Sometimes I think about what a videogame must historically be. What anything with its existence determined based on the whims of electricity must be. Recyclable. It makes a coy amount of sense if you are willing to indulge a videogame’s inability to ever take up space. Uniquely interesting that the digital now takes up so much physical space in our world yet aside from it, takes up no space in our world. But the space they take up, aside from ever more fully controlling dreary reality to the whirr of electronic vim and vigor, is space we wanted them to take up. Namely, the mind.

A videogame is a recyclable moment, more so than any competitive sport primarily that of its inerrant re-representation of the same situation. Strange that we should be so enamored by a system we can control but whose inputs are never the same and thus the same board becomes infinitely captivating. The board is oddly fascinating as it represents our surreptitiousness to the machine, from fields of plays to lines where space requires a permit to participate. There the walking is difficult, there the lines are without grey area. Or is it?

What is fascinating about games is clandestinely that gray area. The matter we can’t touch but become raucous over, not so much the pertinent interest but the close-enough to call that anyone could call. And where does that line evolve for videogames? The point of sustained interest if there is a point on a line we are constantly chasing. Finding it eventually leads to competition, inevitably the crux of a long-surviving game. However competition fights also with creativity, for the art of design is tempestuous and the user remolding a creation into a new story for watcher and reader alike.

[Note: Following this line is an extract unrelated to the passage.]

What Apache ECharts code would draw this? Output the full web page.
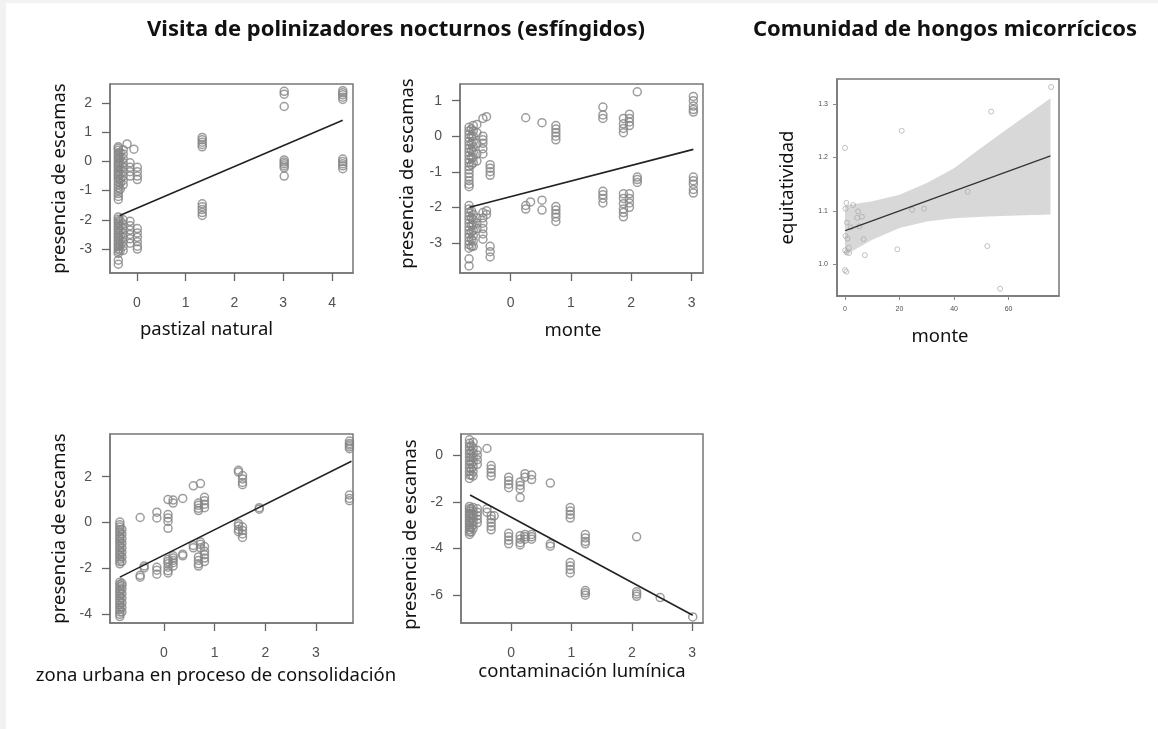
<!DOCTYPE html>
<html><head><meta charset="utf-8">
<script src="https://cdn.jsdelivr.net/npm/echarts@6/dist/echarts.min.js"></script>
<style>html,body{margin:0;padding:0;background:#fff;}#c{width:1158px;height:729px;}</style>
</head><body><div id="c"></div>
<script>
// ---------- DATA ----------
// Panel 1: pastizal natural (x groups, y values per group)
const pastizalX = [-0.38, -0.34, -0.28, -0.2, -0.14, -0.06, 0.01, 1.34, 3.02, 4.22];
const pastizalY = [
  [0.5,0.45,0.38,0.3,0.22,0.15,0.08,0.0,-0.08,-0.15,-0.22,-0.3,-0.38,-0.45,-0.52,-0.6,-0.7,-0.8,-0.9,-1.0,-1.1,-1.2,-1.3,-1.9,-1.98,-2.05,-2.12,-2.2,-2.28,-2.36,-2.44,-2.52,-2.6,-2.68,-2.76,-2.84,-2.92,-3.0,-3.08,-3.15,-3.38,-3.52],
  [0.3,0.12,-0.05,-0.25,-0.42,-0.6,-0.75,-0.95,-2.02,-2.2,-2.38,-2.55,-2.72,-2.88,-3.05],
  [0.4,0.25,0.1,-0.05,-0.2,-0.35,-0.5,-0.65,-0.8,-2.0,-2.15,-2.3,-2.45,-2.6,-2.75,-2.9,-3.05],
  [0.6],
  [-0.05,-0.2,-0.35,-0.5,-2.05,-2.2,-2.35,-2.5,-2.65,-2.8],
  [0.42],
  [-0.2,-0.35,-0.5,-0.62,-2.3,-2.45,-2.6,-2.75,-2.9,-3.0],
  [0.82,0.74,0.66,0.58,0.5,-1.45,-1.55,-1.65,-1.75,-1.85],
  [2.4,2.3,1.88,0.05,-0.02,-0.08,-0.15,-0.22,-0.5],
  [2.42,2.35,2.28,2.2,2.12,0.08,0.0,-0.08,-0.15,-0.25]
];
const pastizalLineX = [-0.35, 4.22];
const pastizalLineY = [-1.85, 1.41];

// Panel 2: monte (polinizadores)
const monteX = [-0.69, -0.65, -0.62, -0.56, -0.46, -0.4, -0.34, 0.25, 0.33, 0.52, 0.75, 1.53, 1.87, 1.97, 2.1, 3.03];
const monteY = [
  [0.25,0.15,0.05,-0.05,-0.15,-0.25,-0.35,-0.45,-0.55,-0.65,-0.75,-0.85,-0.95,-1.05,-1.15,-1.25,-1.35,-1.42,-1.95,-2.05,-2.15,-2.25,-2.35,-2.45,-2.55,-2.65,-2.75,-2.85,-2.95,-3.05,-3.15,-3.45,-3.65],
  [0.2,0.0,-0.2,-0.4,-0.6,-0.8,-2.1,-2.3,-2.5,-2.7,-2.9,-3.1],
  [0.3,0.15,0.0,-0.15,-0.3,-0.45,-0.6,-0.75,-2.2,-2.35,-2.5,-2.65,-2.8,-2.95,-3.1],
  [0.33,0.1,-0.2,-0.5,-0.7,-2.3,-2.45,-2.6],
  [0.5,0.0,-0.1,-0.2,-0.35,-0.5,-2.15,-2.3,-2.45,-2.6,-2.75,-2.9],
  [0.55,-2.1,-2.2],
  [-0.8,-0.9,-1.0,-1.1,-3.1,-3.25,-3.4],
  [0.52,-1.95,-2.05],
  [-1.85],
  [0.38,-1.8,-2.08],
  [0.3,0.2,0.1,0.0,-0.1,-1.98,-2.08,-2.18,-2.28,-2.4],
  [0.82,0.6,0.5,-1.55,-1.65,-1.75,-1.88],
  [0.5,0.35,0.22,0.1,-1.62,-1.75,-1.9,-2.05,-2.15,-2.27],
  [0.62,0.5,0.4,0.3,-1.62,-1.75,-1.88,-2.0],
  [1.25,-1.15,-1.22,-1.3],
  [1.12,1.0,0.85,0.75,0.68,-1.15,-1.25,-1.35,-1.5,-1.6]
];
const monteLineX = [-0.68, 3.03];
const monteLineY = [-2.0, -0.37];

// Panel 3: hongos micorrícicos
const hongosX = [0, 0.2, 0.5, 0.7, 0.2, 0.9, 0, 0.6, 1.4, 1.5, 0, 0.5, 3.0, 2.1, 4.5, 4.8, 5.3, 6.2, 6.8, 7.3, 19.2, 20.8, 24.6, 29.0, 45.0, 52.2, 53.6, 56.9, 75.6];
const hongosY = [1.218, 1.104, 1.115, 1.078, 1.053, 1.048, 1.026, 1.022, 1.031, 1.021, 0.989, 0.986, 1.111, 1.069, 1.087, 1.099, 1.071, 1.089, 1.047, 1.017, 1.028, 1.250, 1.102, 1.104, 1.136, 1.034, 1.286, 0.954, 1.332];
const hongosLineX = [0.1, 75.4];
const hongosLineY = [1.063, 1.203];
const bandX = [0, 10, 20, 30, 40, 50, 60, 75.4];
const bandUpper = [1.110, 1.118, 1.130, 1.152, 1.180, 1.218, 1.255, 1.311];
const bandLower = [1.017, 1.046, 1.068, 1.080, 1.086, 1.089, 1.091, 1.093];

// Panel 4: zona urbana en proceso de consolidación
const urbanaX = [-0.87, -0.83, -0.47, -0.39, -0.14, 0.08, 0.18, 0.37, 0.58, 0.68, 0.72, 0.8, 1.47, 1.55, 1.88, 3.66];
const urbanaY = [
  [0.02,-0.1,-0.2,-0.3,-0.4,-0.5,-0.6,-0.7,-0.8,-0.9,-1.0,-1.1,-1.2,-1.3,-1.4,-1.5,-1.6,-1.7,-1.8,-2.6,-2.7,-2.8,-2.9,-3.0,-3.1,-3.2,-3.3,-3.4,-3.5,-3.6,-3.7,-3.8,-3.9,-4.0,-4.1],
  [-0.3,-0.5,-0.7,-0.9,-1.1,-1.3,-1.5,-1.7,-2.65,-2.75,-2.9,-3.1,-3.3,-3.5,-3.7,-3.9],
  [0.22,-2.3,-2.38],
  [-1.9,-1.98],
  [0.45,0.2,-1.95,-2.08,-2.25],
  [1.0,0.35,0.2,0.05,-0.25,-1.6,-1.7,-1.8,-1.95,-2.1,-2.2],
  [0.98,0.85,-1.45,-1.55,-1.65,-1.75,-1.9],
  [1.05,-1.38,-1.45],
  [1.6,-1.0,-1.1],
  [0.85,0.75,0.62,0.52,-1.5,-1.65,-1.8,-1.9],
  [1.7,-0.85,-0.95,-1.1],
  [1.1,0.95,0.8,0.65,-1.05,-1.25,-1.4,-1.55,-1.7],
  [2.28,2.2,-0.05,-0.15,-0.3,-0.4],
  [2.05,1.9,1.75,1.65,-0.2,-0.35,-0.5,-0.65],
  [0.65,0.58],
  [3.55,3.45,3.38,3.3,3.22,1.2,1.05,0.95]
];
const urbanaLineX = [-0.87, 3.7];
const urbanaLineY = [-2.38, 2.67];

// Panel 5: contaminación lumínica
const luzX = [-0.69, -0.66, -0.63, -0.56, -0.4, -0.33, -0.28, -0.04, 0.15, 0.23, 0.34, 0.65, 0.98, 1.23, 2.08, 2.47, 3.01];
const luzY = [
  [0.65,0.5,0.35,0.2,0.05,-0.1,-0.25,-0.4,-0.55,-0.7,-0.85,-1.0,-2.2,-2.3,-2.4,-2.5,-2.6,-2.7,-2.8,-2.9,-3.0,-3.1,-3.2,-3.3,-3.4],
  [0.4,0.15,-0.1,-0.35,-0.6,-0.85,-2.3,-2.5,-2.7,-2.9,-3.1,-3.3],
  [0.55,0.3,0.1,-0.1,-0.3,-0.5,-0.7,-0.9,-2.25,-2.4,-2.55,-2.7,-2.85,-3.0,-3.15],
  [0.2,0.0,-0.2,-0.4,-2.3,-2.45,-2.6,-2.75,-2.9],
  [0.28,-2.3,-2.45],
  [-0.45,-0.6,-0.75,-0.9,-2.6,-2.75,-2.9,-3.05,-3.2],
  [-2.6],
  [-0.95,-1.1,-1.25,-1.4,-3.35,-3.5,-3.65,-3.8],
  [-1.15,-1.3,-1.45,-1.82,-3.45,-3.6,-3.75,-3.85],
  [-0.8,-0.95,-3.4,-3.5,-3.6],
  [-0.85,-1.05,-3.4,-3.5,-3.6],
  [-1.2,-3.8,-3.9],
  [-2.25,-2.4,-2.55,-2.7,-4.6,-4.75,-4.9,-5.05],
  [-3.4,-3.55,-3.7,-3.8,-5.8,-5.9,-6.0],
  [-3.5,-5.85,-5.95,-6.05],
  [-6.1],
  [-6.93]
];
const luzLineX = [-0.68, 3.01];
const luzLineY = [-1.71, -6.86];

// tick values
const pastizalXTicks = [0, 1, 2, 3, 4];
const pastizalYTicks = [-3, -2, -1, 0, 1, 2];
const monteXTicks = [0, 1, 2, 3];
const monteYTicks = [-3, -2, -1, 0, 1];
const hongosXTicks = [0, 20, 40, 60];
const hongosYTicks = [1.0, 1.1, 1.2, 1.3];
const urbanaXTicks = [0, 1, 2, 3];
const urbanaYTicks = [-4, -2, 0, 2];
const luzXTicks = [0, 1, 2, 3];
const luzYTicks = [-6, -4, -2, 0];

const titles = ['Visita de polinizadores nocturnos (esfíngidos)', 'Comunidad de hongos micorrícicos'];

// ---------- BUILD ----------
function groupPairs(gx, gy) { const o = []; gx.forEach((x, i) => gy[i].forEach(y => o.push([x, y]))); return o; }
function zipPairs(xs, ys) { return xs.map((x, i) => [x, ys[i]]); }

const NAMEFONT = 'Noto Sans';
const TICKFONT = 'Liberation Sans';
const NAMESIZE = 18.5;

function grid(left, top, width, height) {
  return { left, top, width, height, show: true, borderColor: '#777', borderWidth: 1.5, containLabel: false, outerBoundsMode: 'none' };
}
function xAx(gi, min, max, ticks, name, gap, pad, small) {
  return {
    type: 'value', gridIndex: gi, min, max, name, nameLocation: 'middle', nameGap: gap,
    nameTextStyle: { fontFamily: NAMEFONT, fontSize: NAMESIZE, color: '#111', padding: pad },
    axisLine: { show: true, onZero: false, lineStyle: { color: '#777', width: 1.5 } },
    axisTick: { show: true, length: small ? 4 : 8, customValues: ticks, lineStyle: { color: small ? '#888' : '#666', width: small ? 1 : 1.3 } },
    axisLabel: { customValues: ticks, margin: small ? 10 : 23, fontFamily: TICKFONT, fontSize: small ? 7 : 14, color: '#505050' },
    splitLine: { show: false }
  };
}
function yAx(gi, min, max, ticks, name, gap, pad, small) {
  return {
    type: 'value', gridIndex: gi, min, max, name, nameLocation: 'middle', nameGap: gap, nameRotate: 90,
    nameTextStyle: { fontFamily: NAMEFONT, fontSize: NAMESIZE, color: '#111', padding: pad },
    axisLine: { show: true, onZero: false, lineStyle: { color: '#777', width: 1.5 } },
    axisTick: { show: true, length: small ? 4 : 8, customValues: ticks, lineStyle: { color: small ? '#888' : '#666', width: small ? 1 : 1.3 } },
    axisLabel: { customValues: ticks, margin: small ? 9 : 18, fontFamily: TICKFONT, fontSize: small ? 7 : 14, color: '#505050',
      formatter: small ? (v => Number(v).toFixed(1)) : (v => String(v)) },
    splitLine: { show: false }
  };
}
function pts(i, data, small) {
  return { type: 'scatter', xAxisIndex: i, yAxisIndex: i, data, symbol: 'circle', symbolSize: small ? 5 : 8, silent: true,
    itemStyle: { color: 'rgba(0,0,0,0)', borderColor: small ? '#a8a8a8' : '#858585', borderWidth: small ? 0.9 : 1.5 }, z: 2 };
}
function fit(i, data, small) {
  return { type: 'line', xAxisIndex: i, yAxisIndex: i, data, symbol: 'none', silent: true,
    lineStyle: { color: small ? '#333' : '#222', width: small ? 1.2 : 1.6 }, z: 3 };
}

const option = {
  animation: false,
  backgroundColor: '#fff',
  grid: [
    grid(110, 84, 243, 189),
    grid(460, 84, 243, 189),
    grid(837, 79, 222, 217),
    grid(110, 434, 243, 189),
    grid(461, 434, 242, 189)
  ],
  xAxis: [
    xAx(0, -0.55, 4.43, pastizalXTicks, 'pastizal natural', 47, [0, 50, 0, 0]),
    xAx(1, -0.84, 3.19, monteXTicks, 'monte', 48, [0, 17, 0, 0]),
    xAx(2, -2.93, 78.5, hongosXTicks, 'monte', 31, [0, 16, 0, 0], true),
    xAx(3, -1.065, 3.73, urbanaXTicks, 'zona urbana en proceso de consolidación', 43, [0, 31, 0, 0]),
    xAx(4, -0.83, 3.18, luzXTicks, 'contaminación lumínica', 39, [0, 0, 0, 0])
  ],
  yAxis: [
    yAx(0, -3.82, 2.65, pastizalYTicks, 'presencia de escamas', 41, [0, 0, 0, 0]),
    yAx(1, -3.85, 1.47, monteYTicks, 'presencia de escamas', 43, [0, 0, 0, 10]),
    yAx(2, 0.9405, 1.347, hongosYTicks, 'equitatividad', 40, [0, 0, 0, 0], true),
    yAx(3, -4.38, 3.86, urbanaYTicks, 'presencia de escamas', 41, [0, 0, 0, 0]),
    yAx(4, -7.19, 0.9, luzYTicks, 'presencia de escamas', 41, [0, 12, 0, 0])
  ],
  graphic: [
    { type: 'rect', shape: { x: 0, y: 0, width: 1158, height: 3 }, style: { fill: '#f2f2f2' }, silent: true },
    { type: 'rect', shape: { x: 0, y: 0, width: 6, height: 729 }, style: { fill: '#f2f2f2' }, silent: true },
    { type: 'text', x: 396, y: 30, style: { text: titles[0], font: 'bold 22px "Noto Sans"', fill: '#111', align: 'center', verticalAlign: 'middle' } },
    { type: 'text', x: 945, y: 30, style: { text: titles[1], font: 'bold 22px "Noto Sans"', fill: '#111', align: 'center', verticalAlign: 'middle' } }
  ],
  series: [
    pts(0, groupPairs(pastizalX, pastizalY)),
    fit(0, zipPairs(pastizalLineX, pastizalLineY)),
    pts(1, groupPairs(monteX, monteY)),
    fit(1, zipPairs(monteLineX, monteLineY)),
    {
      type: 'custom', xAxisIndex: 2, yAxisIndex: 2, silent: true, z: 1,
      data: bandX.map((x, i) => [x, bandLower[i], bandUpper[i]]),
      encode: { x: 0, y: [1, 2] },
      renderItem: function (params, api) {
        if (params.dataIndex !== 0) return;
        const up = bandX.map((x, i) => api.coord([x, bandUpper[i]]));
        const lo = bandX.map((x, i) => api.coord([x, bandLower[i]])).reverse();
        return { type: 'polygon', shape: { points: up.concat(lo) }, style: { fill: '#d8d8d8' } };
      }
    },
    pts(2, zipPairs(hongosX, hongosY), true),
    fit(2, zipPairs(hongosLineX, hongosLineY), true),
    pts(3, groupPairs(urbanaX, urbanaY)),
    fit(3, zipPairs(urbanaLineX, urbanaLineY)),
    pts(4, groupPairs(luzX, luzY)),
    fit(4, zipPairs(luzLineX, luzLineY))
  ]
};
const chart = echarts.init(document.getElementById('c'), null, { renderer: 'canvas' });
chart.setOption(option);
</script></body></html>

Creativity is perhaps the game all play. The game upon which all are entertainers and craftsmen. There are rules in all forms, spaces for almost all things. Yet the senses are often plagued by possibility and a videogame then is a deluge. Nowhere perhaps more potently has creation come and gone in shorter a period than videogames. The players and designers themselves continue to construct eras for themselves to explore, each more frivolous than the last, missing creativity for more reliable favors. These are short-lived indulgences chased by greed, and lost just as quickly. Sustainability rarely makes creativity sing.